Of the two chief motives of European prayer—the fervor of devotion and the strength of desire—the negro is acquainted only with the latter, or selfish one. He has a kind of instinctive, unconscious idea that he may attain his wish by giving it constant utterance, and every other higher blossoming of religious wants is strange to him. Prayer is made with a sort of litany, in which the praying-master, swinging a kind of a rattle, utters some appropriate sentence, while the petitioner repeats it in unison with him. Particularly well-trained praying-masters deliver themselves of the prayer in a high falsetto, which appears to them to have a more insinuating, and therefore more effective, sound. There is no real priest class. There are negroes accustomed to daily religious exercises, like devotees among us; but of earnestness and devotion, in the sense in which we understand those terms, not a trace can be observed. The cheerfulness of the negro temperament is never suppressed. If a person happens to come upon any of their religious exercises, and betrays an expression of amusement, the whole company of worshipers will break out into laughter, and be glad that their demeanor has been found so pleasing.

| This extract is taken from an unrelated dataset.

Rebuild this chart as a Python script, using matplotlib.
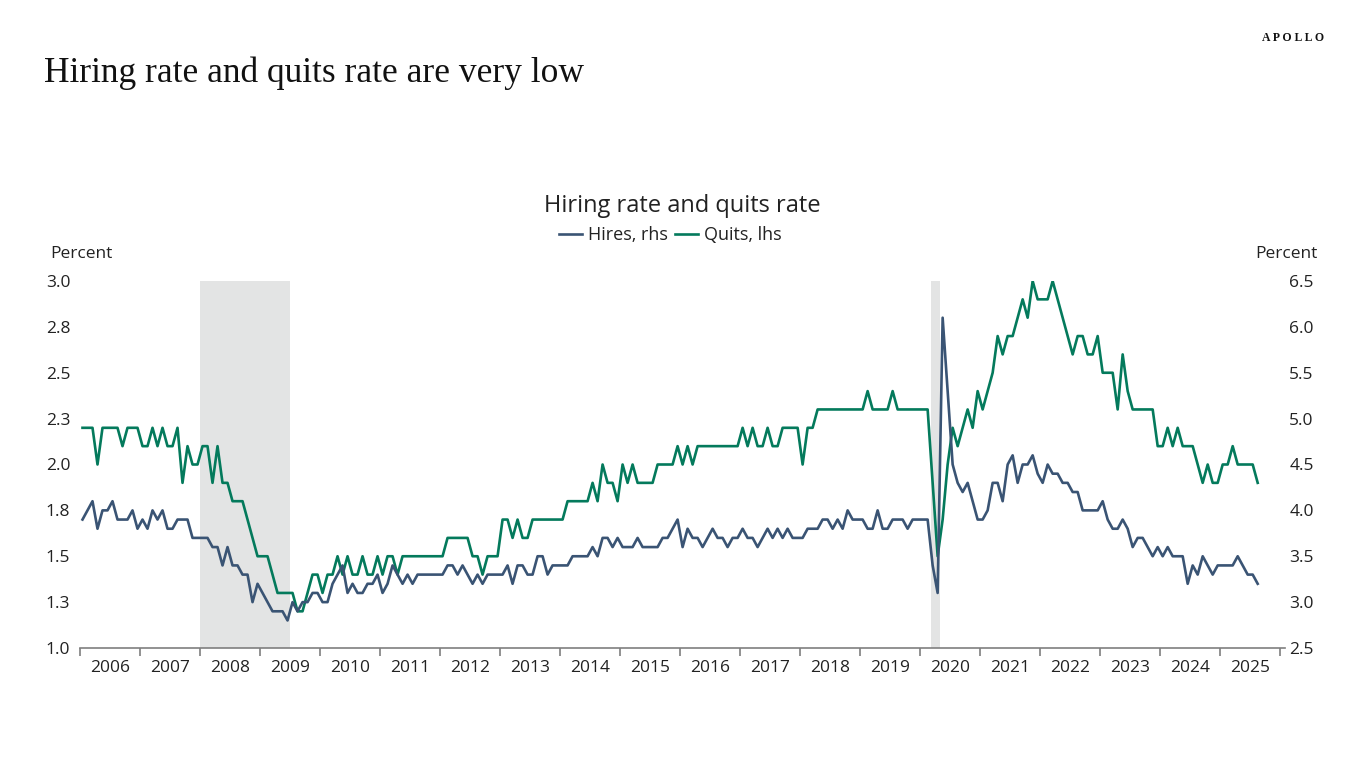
import numpy as np
from matplotlib import pyplot as plt
from matplotlib.ticker import FixedLocator, NullFormatter

# monthly values, Jan 2006 .. Aug 2025 (percent)
quits = [
  2.2, 2.2, 2.2, 2.0, 2.2, 2.2, 2.2, 2.2, 2.1, 2.2, 2.2, 2.2,  # 2006
  2.1, 2.1, 2.2, 2.1, 2.2, 2.1, 2.1, 2.2, 1.9, 2.1, 2.0, 2.0,  # 2007
  2.1, 2.1, 1.9, 2.1, 1.9, 1.9, 1.8, 1.8, 1.8, 1.7, 1.6, 1.5,  # 2008
  1.5, 1.5, 1.4, 1.3, 1.3, 1.3, 1.3, 1.2, 1.2, 1.3, 1.4, 1.4,  # 2009
  1.3, 1.4, 1.4, 1.5, 1.4, 1.5, 1.4, 1.4, 1.5, 1.4, 1.4, 1.5,  # 2010
  1.4, 1.5, 1.5, 1.4, 1.5, 1.5, 1.5, 1.5, 1.5, 1.5, 1.5, 1.5,  # 2011
  1.5, 1.6, 1.6, 1.6, 1.6, 1.6, 1.5, 1.5, 1.4, 1.5, 1.5, 1.5,  # 2012
  1.7, 1.7, 1.6, 1.7, 1.6, 1.6, 1.7, 1.7, 1.7, 1.7, 1.7, 1.7,  # 2013
  1.7, 1.8, 1.8, 1.8, 1.8, 1.8, 1.9, 1.8, 2.0, 1.9, 1.9, 1.8,  # 2014
  2.0, 1.9, 2.0, 1.9, 1.9, 1.9, 1.9, 2.0, 2.0, 2.0, 2.0, 2.1,  # 2015
  2.0, 2.1, 2.0, 2.1, 2.1, 2.1, 2.1, 2.1, 2.1, 2.1, 2.1, 2.1,  # 2016
  2.2, 2.1, 2.2, 2.1, 2.1, 2.2, 2.1, 2.1, 2.2, 2.2, 2.2, 2.2,  # 2017
  2.0, 2.2, 2.2, 2.3, 2.3, 2.3, 2.3, 2.3, 2.3, 2.3, 2.3, 2.3,  # 2018
  2.3, 2.4, 2.3, 2.3, 2.3, 2.3, 2.4, 2.3, 2.3, 2.3, 2.3, 2.3,  # 2019
  2.3, 2.3, 1.9, 1.5, 1.7, 2.0, 2.2, 2.1, 2.2, 2.3, 2.2, 2.4,  # 2020
  2.3, 2.4, 2.5, 2.7, 2.6, 2.7, 2.7, 2.8, 2.9, 2.8, 3.0, 2.9,  # 2021
  2.9, 2.9, 3.0, 2.9, 2.8, 2.7, 2.6, 2.7, 2.7, 2.6, 2.6, 2.7,  # 2022
  2.5, 2.5, 2.5, 2.3, 2.6, 2.4, 2.3, 2.3, 2.3, 2.3, 2.3, 2.1,  # 2023
  2.1, 2.2, 2.1, 2.2, 2.1, 2.1, 2.1, 2.0, 1.9, 2.0, 1.9, 1.9,  # 2024
  2.0, 2.0, 2.1, 2.0, 2.0, 2.0, 2.0, 1.9]                      # 2025

hires = [
  3.9, 4.0, 4.1, 3.8, 4.0, 4.0, 4.1, 3.9, 3.9, 3.9, 4.0, 3.8,  # 2006
  3.9, 3.8, 4.0, 3.9, 4.0, 3.8, 3.8, 3.9, 3.9, 3.9, 3.7, 3.7,  # 2007
  3.7, 3.7, 3.6, 3.6, 3.4, 3.6, 3.4, 3.4, 3.3, 3.3, 3.0, 3.2,  # 2008
  3.1, 3.0, 2.9, 2.9, 2.9, 2.8, 3.0, 2.9, 3.0, 3.0, 3.1, 3.1,  # 2009
  3.0, 3.0, 3.2, 3.3, 3.4, 3.1, 3.2, 3.1, 3.1, 3.2, 3.2, 3.3,  # 2010
  3.1, 3.2, 3.4, 3.3, 3.2, 3.3, 3.2, 3.3, 3.3, 3.3, 3.3, 3.3,  # 2011
  3.3, 3.4, 3.4, 3.3, 3.4, 3.3, 3.2, 3.3, 3.2, 3.3, 3.3, 3.3,  # 2012
  3.3, 3.4, 3.2, 3.4, 3.4, 3.3, 3.3, 3.5, 3.5, 3.3, 3.4, 3.4,  # 2013
  3.4, 3.4, 3.5, 3.5, 3.5, 3.5, 3.6, 3.5, 3.7, 3.7, 3.6, 3.7,  # 2014
  3.6, 3.6, 3.6, 3.7, 3.6, 3.6, 3.6, 3.6, 3.7, 3.7, 3.8, 3.9,  # 2015
  3.6, 3.8, 3.7, 3.7, 3.6, 3.7, 3.8, 3.7, 3.7, 3.6, 3.7, 3.7,  # 2016
  3.8, 3.7, 3.7, 3.6, 3.7, 3.8, 3.7, 3.8, 3.7, 3.8, 3.7, 3.7,  # 2017
  3.7, 3.8, 3.8, 3.8, 3.9, 3.9, 3.8, 3.9, 3.8, 4.0, 3.9, 3.9,  # 2018
  3.9, 3.8, 3.8, 4.0, 3.8, 3.8, 3.9, 3.9, 3.9, 3.8, 3.9, 3.9,  # 2019
  3.9, 3.9, 3.4, 3.1, 6.1, 5.3, 4.5, 4.3, 4.2, 4.3, 4.1, 3.9,  # 2020
  3.9, 4.0, 4.3, 4.3, 4.1, 4.5, 4.6, 4.3, 4.5, 4.5, 4.6, 4.4,  # 2021
  4.3, 4.5, 4.4, 4.4, 4.3, 4.3, 4.2, 4.2, 4.0, 4.0, 4.0, 4.0,  # 2022
  4.1, 3.9, 3.8, 3.8, 3.9, 3.8, 3.6, 3.7, 3.7, 3.6, 3.5, 3.6,  # 2023
  3.5, 3.6, 3.5, 3.5, 3.5, 3.2, 3.4, 3.3, 3.5, 3.4, 3.3, 3.4,  # 2024
  3.4, 3.4, 3.4, 3.5, 3.4, 3.3, 3.3, 3.2]                      # 2025

startYear = 2006
years = list(range(2006, 2026))
recessions = [(2008.0, 2009.5), (2020.18, 2020.33)]

leftTicks = [1.0, 1.25, 1.5, 1.75, 2.0, 2.25, 2.5, 2.75, 3.0]
leftTickLabels = ['1.0', '1.3', '1.5', '1.8', '2.0', '2.3', '2.5', '2.8', '3.0']
rightTicks = [2.5, 3.0, 3.5, 4.0, 4.5, 5.0, 5.5, 6.0, 6.5]
rightTickLabels = ['2.5', '3.0', '3.5', '4.0', '4.5', '5.0', '5.5', '6.0', '6.5']

hiresColor = '#3a5474'
quitsColor = '#047a5c'
shadeColor = '#e3e4e4'
textColor = '#222222'
sansFont = ['Open Sans', 'DejaVu Sans']
serifFont = ['Liberation Serif', 'DejaVu Serif']


def plotChart():
  fig = plt.figure(figsize=(13.66, 7.68), dpi=100)
  ax = fig.add_axes([80/1366., 1 - 648/768., 1205/1366., 367/768.])
  ax2 = ax.twinx()

  xs = startYear + (np.arange(len(quits)) + 0.5)/12.

  for r0, r1 in recessions:
    ax.axvspan(r0, r1, color=shadeColor, lw=0, zorder=0)

  lnQ, = ax.plot(xs, quits, color=quitsColor, lw=1.9, zorder=3)
  lnH, = ax2.plot(xs, hires, color=hiresColor, lw=1.9, zorder=3)

  ax.set_xlim(2006, 2026.08)
  ax.set_ylim(1.0, 3.0)
  ax2.set_ylim(2.5, 6.5)

  # year boundaries as ticks, labels in the middle of each year
  ax.xaxis.set_major_locator(FixedLocator(list(range(2006, 2027))))
  ax.xaxis.set_major_formatter(NullFormatter())
  ax.xaxis.set_minor_locator(FixedLocator([y + 0.5 for y in years]))
  ax.set_xticklabels([str(y) for y in years], minor=True)
  ax.tick_params(axis='x', which='major', length=6, width=1.2, color='#7f7f7f', direction='out')
  ax.tick_params(axis='x', which='minor', length=0, pad=9, labelsize=12.5, labelcolor=textColor)

  ax.set_yticks(leftTicks)
  ax.set_yticklabels(leftTickLabels)
  ax.tick_params(axis='y', length=0, pad=7, labelsize=12.5, labelcolor=textColor)
  ax2.set_yticks(rightTicks)
  ax2.set_yticklabels(rightTickLabels)
  ax2.tick_params(axis='y', length=0, pad=3, labelsize=12.5, labelcolor=textColor)

  for a in (ax, ax2):
    for s in ('top', 'left', 'right'):
      a.spines[s].set_visible(False)
    a.spines['bottom'].set_color('#7f7f7f')
    a.spines['bottom'].set_linewidth(1.2)
  ax2.spines['bottom'].set_visible(False)

  for lbl in ax.get_xticklabels(minor=True) + ax.get_yticklabels() + ax2.get_yticklabels():
    lbl.set_family(sansFont)

  fig.text(50/1366., 1 - 254/768., 'Percent', ha='left', va='center', fontsize=12.5,
           color=textColor, family=sansFont)
  fig.text(1318/1366., 1 - 254/768., 'Percent', ha='right', va='center', fontsize=12.5,
           color=textColor, family=sansFont)

  fig.text(682/1366., 1 - 206/768., 'Hiring rate and quits rate', ha='center', va='center',
           fontsize=17, color=textColor, family=sansFont)
  leg = fig.legend([lnH, lnQ], ['Hires, rhs', 'Quits, lhs'], loc='center',
                   bbox_to_anchor=(670/1366., 1 - 235/768.), ncol=2, frameon=False,
                   handlelength=1.3, handletextpad=0.3, columnspacing=0.4,
                   prop={'family': sansFont, 'size': 13})
  for t in leg.get_texts():
    t.set_color(textColor)

  fig.text(44/1366., 1 - 73/768., 'Hiring rate and quits rate are very low', ha='left',
           va='center', fontsize=25.5, color='#111111', family=serifFont)
  fig.text(1324/1366., 1 - 38/768., 'A P O L L O', ha='right', va='center', fontsize=8.5,
           color='#111111', family=serifFont, weight='bold')

  return fig


if __name__ == '__main__':
  fig = plotChart()
  fig.savefig('out.png', dpi=100)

Aside from the fear of wicked fetiches, which is a great source of trouble, and from the pleasure of trading, which occasionally carries him hither and thither, the life of the negro passes with a uniform freedom from care. He is born, brought up, takes a wife, begets offspring, grows old, and dies, without having undergone any training, gone to school, had to choose a calling, or been subject to any other kind of anxiety. He has no regularly recurring festivals; but the revelries on the occasion of a death in the connection or in the circle of neighbors and friends are often protracted through many days or even weeks. How many years old he is he neither knows nor cares.
A system for computing time can hardly be predicated of such a people; but they have a kind of superficial calendar of the months, which they make to help regulate their agricultural operations. The Angola negroes count the moons during the period of cultivation, and indicate them by numbers from one to ten. During the dry season, when agriculture is dormant, the calendar also is asleep. In August, when the distant lightning announces the approach of the rainy season, the women start out to clear the fields for the crops; and, as soon as the ground has been wet by the first rains, they plant their ground-nuts. The moon in which this is done is the first. The divisions of the day are measured off according to the place of the sun in the sky.
The often asked and variously answered question of the capacity of the negro for civilization applies in an equal degree to him and to all other savage people. It arises more frequently with respect to the negro, only because the attention of philanthropic men has been more prominently directed to him. It must be answered in his favor. The negro undoubtedly possesses all the capacity for education and civilization to at least as great an extent as our primitive ancestors had it. But, just as our ancestors could not at once and immediately emerge from barbarism into our present conditions of many-sided development and refinement, so we have no reason to expect that the African savages can, in one or two generations, reach the standard of modern Europeans. The fact that the psychical and intellectual, as well as the physical, differences between particular races of men are really insignificant, is destined to be made more plain the more the subject is impartially studied, and the efforts of certain men, learned in distinctions of types, to set up fixed marks of separation between them, will not succeed.—Translated for the Popular Science Monthly from "Das Ausland."